After Irma, those continuity plans were honed, she said, but Covid-19 has presented new challenges.
“Many of our practitioners were able to relocate temporarily to other jurisdictions [post Irma], but that might be a challenge in the Covid-19
area,” Ms. Donovan explained. “So we have to look at more self-sufficiency and more self-reliance internally [such as] positioning our telecommunications services to ensure more sustainability and resilience.”
Already this year, the territory has had success with digital services, digital marketing and digital court systems, all of which help keep the industry humming, even with offices closed and employees working
“I think the BVI financial services industry has continued to be very resilient in the face of any adversity we’ve seen that we’ve been able to adapt readily to remote working,” Ms.
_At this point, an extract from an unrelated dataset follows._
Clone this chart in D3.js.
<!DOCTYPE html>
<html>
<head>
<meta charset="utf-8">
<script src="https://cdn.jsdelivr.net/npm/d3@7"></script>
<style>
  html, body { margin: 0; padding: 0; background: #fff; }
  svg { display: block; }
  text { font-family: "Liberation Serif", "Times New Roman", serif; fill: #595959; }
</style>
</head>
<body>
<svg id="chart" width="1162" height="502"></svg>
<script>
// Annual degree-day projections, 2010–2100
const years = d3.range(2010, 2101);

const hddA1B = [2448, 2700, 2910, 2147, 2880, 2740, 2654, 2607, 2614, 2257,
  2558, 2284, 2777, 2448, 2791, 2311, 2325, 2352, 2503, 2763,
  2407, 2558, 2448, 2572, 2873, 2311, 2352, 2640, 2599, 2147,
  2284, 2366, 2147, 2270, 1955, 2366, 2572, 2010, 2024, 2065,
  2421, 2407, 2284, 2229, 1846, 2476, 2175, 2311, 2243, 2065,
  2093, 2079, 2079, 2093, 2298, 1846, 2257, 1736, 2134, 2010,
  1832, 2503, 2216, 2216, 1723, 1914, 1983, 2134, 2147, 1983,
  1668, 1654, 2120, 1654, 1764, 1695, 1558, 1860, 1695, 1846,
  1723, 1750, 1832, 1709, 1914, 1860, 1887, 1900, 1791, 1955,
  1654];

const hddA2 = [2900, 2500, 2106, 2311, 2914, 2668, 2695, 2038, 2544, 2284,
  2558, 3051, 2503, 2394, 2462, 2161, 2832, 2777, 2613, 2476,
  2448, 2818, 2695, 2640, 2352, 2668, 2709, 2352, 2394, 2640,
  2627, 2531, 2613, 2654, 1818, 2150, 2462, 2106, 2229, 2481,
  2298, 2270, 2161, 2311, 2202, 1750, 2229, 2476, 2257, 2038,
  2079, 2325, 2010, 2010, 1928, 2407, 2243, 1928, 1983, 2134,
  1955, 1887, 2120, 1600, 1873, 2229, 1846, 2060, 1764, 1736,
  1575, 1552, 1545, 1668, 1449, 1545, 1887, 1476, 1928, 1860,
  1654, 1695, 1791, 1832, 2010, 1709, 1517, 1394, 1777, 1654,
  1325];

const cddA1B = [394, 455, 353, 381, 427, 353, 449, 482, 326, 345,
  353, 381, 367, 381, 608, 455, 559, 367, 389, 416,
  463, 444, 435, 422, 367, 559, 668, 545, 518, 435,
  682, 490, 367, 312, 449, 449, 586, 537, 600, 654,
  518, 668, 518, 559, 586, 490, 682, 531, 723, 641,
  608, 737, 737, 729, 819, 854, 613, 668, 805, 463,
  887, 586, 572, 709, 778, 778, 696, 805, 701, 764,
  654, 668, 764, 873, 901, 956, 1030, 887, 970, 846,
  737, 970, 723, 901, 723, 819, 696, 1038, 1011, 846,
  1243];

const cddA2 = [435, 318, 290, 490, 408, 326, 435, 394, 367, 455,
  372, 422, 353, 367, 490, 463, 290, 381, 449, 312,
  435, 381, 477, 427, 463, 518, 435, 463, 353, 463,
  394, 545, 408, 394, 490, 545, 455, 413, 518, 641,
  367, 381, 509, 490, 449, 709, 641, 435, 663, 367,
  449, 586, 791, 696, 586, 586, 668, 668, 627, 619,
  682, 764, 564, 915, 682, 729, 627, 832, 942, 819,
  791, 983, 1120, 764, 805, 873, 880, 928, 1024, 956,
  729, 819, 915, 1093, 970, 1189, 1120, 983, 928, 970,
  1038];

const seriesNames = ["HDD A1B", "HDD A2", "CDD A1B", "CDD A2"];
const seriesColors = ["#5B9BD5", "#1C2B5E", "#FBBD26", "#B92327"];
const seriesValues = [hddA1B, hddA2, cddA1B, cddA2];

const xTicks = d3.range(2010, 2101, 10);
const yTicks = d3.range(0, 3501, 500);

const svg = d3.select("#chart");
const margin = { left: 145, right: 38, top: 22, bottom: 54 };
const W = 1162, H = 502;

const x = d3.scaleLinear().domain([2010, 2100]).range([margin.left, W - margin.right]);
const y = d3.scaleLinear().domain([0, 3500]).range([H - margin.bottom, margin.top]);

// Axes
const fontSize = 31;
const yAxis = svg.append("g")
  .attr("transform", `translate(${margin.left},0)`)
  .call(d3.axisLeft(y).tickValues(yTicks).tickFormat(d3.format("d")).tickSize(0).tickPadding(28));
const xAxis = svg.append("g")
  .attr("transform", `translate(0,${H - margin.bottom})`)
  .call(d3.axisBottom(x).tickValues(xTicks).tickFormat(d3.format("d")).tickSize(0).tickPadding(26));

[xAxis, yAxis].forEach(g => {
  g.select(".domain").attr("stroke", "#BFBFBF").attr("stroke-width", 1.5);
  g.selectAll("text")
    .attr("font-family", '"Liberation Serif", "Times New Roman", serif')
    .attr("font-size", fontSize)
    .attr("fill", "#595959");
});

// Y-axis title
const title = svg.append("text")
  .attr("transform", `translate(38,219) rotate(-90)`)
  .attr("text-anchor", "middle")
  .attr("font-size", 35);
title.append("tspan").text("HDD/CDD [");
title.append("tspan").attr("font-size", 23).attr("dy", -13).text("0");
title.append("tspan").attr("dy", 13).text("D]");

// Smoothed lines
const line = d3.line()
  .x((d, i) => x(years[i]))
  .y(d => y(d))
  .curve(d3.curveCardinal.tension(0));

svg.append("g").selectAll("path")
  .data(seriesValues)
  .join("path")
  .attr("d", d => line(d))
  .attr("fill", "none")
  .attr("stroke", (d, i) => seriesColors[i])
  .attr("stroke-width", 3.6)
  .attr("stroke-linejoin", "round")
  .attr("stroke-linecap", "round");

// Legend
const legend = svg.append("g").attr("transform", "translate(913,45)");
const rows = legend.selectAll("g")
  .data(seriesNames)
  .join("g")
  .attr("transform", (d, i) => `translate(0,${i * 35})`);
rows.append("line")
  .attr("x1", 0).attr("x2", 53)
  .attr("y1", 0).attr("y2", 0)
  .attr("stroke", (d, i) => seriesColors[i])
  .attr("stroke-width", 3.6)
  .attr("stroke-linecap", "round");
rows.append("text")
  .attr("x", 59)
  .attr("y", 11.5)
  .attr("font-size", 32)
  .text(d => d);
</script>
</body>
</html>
Donovan explained.
Successive governments, she said, have made inroads into fintech and the digital economy, hosting symposia and this year introducing a fintech sandbox regime, enabling startups to innovate with fewer regulatory burdens.
“We are fully into the digital disruption which has been accelerated by the Covid-19,” she said.
“And I think we ought to really look at the hurricane lens with: How can we do more within the confines of this environment?”